DATASET CONTENT:
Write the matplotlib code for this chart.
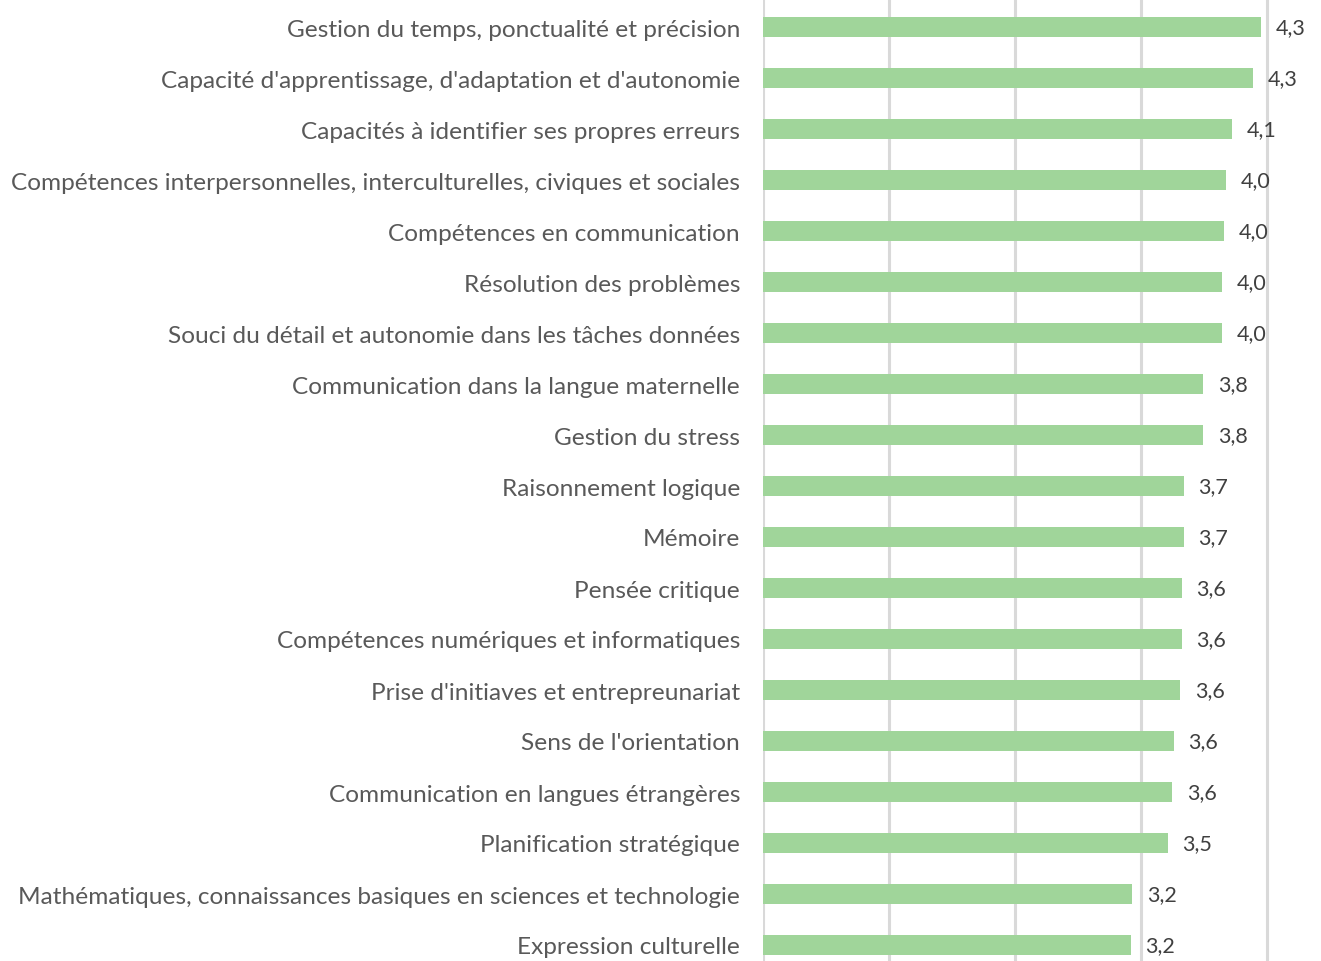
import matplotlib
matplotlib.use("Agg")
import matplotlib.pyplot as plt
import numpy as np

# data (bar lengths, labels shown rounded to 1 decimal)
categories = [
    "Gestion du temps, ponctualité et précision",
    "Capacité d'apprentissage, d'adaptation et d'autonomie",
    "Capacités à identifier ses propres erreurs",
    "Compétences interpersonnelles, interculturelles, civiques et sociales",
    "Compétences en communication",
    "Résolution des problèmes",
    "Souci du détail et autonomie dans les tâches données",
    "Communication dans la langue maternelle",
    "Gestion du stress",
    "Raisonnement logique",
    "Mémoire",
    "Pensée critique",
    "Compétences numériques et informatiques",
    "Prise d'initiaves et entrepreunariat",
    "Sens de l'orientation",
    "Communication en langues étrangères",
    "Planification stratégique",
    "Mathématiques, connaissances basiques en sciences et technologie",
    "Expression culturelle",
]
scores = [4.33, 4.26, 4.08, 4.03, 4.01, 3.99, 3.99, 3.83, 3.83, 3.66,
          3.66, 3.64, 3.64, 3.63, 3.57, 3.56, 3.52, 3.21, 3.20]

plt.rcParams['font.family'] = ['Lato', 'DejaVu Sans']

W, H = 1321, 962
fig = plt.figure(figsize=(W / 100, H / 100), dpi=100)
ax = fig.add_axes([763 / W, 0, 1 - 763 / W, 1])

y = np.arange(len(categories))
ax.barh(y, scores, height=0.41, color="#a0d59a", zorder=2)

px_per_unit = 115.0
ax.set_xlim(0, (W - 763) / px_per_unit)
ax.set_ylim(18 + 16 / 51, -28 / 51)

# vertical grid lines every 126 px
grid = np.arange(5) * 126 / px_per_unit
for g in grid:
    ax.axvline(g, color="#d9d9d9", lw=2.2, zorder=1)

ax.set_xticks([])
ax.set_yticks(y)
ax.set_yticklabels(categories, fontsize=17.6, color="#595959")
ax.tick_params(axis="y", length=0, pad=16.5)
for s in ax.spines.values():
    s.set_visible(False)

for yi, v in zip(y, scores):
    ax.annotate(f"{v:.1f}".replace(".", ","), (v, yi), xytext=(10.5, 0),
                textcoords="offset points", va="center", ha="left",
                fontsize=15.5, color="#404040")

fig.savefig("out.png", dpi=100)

AIM OF THE EXERCISE: Please restate the material above line by line, exactly, beginning at its first line and ending with the line that contains "import numpy as np", without any pictures.

ANSWER TO THE EXERCISE:
Write the matplotlib code for this chart.
import matplotlib
matplotlib.use("Agg")
import matplotlib.pyplot as plt
import numpy as np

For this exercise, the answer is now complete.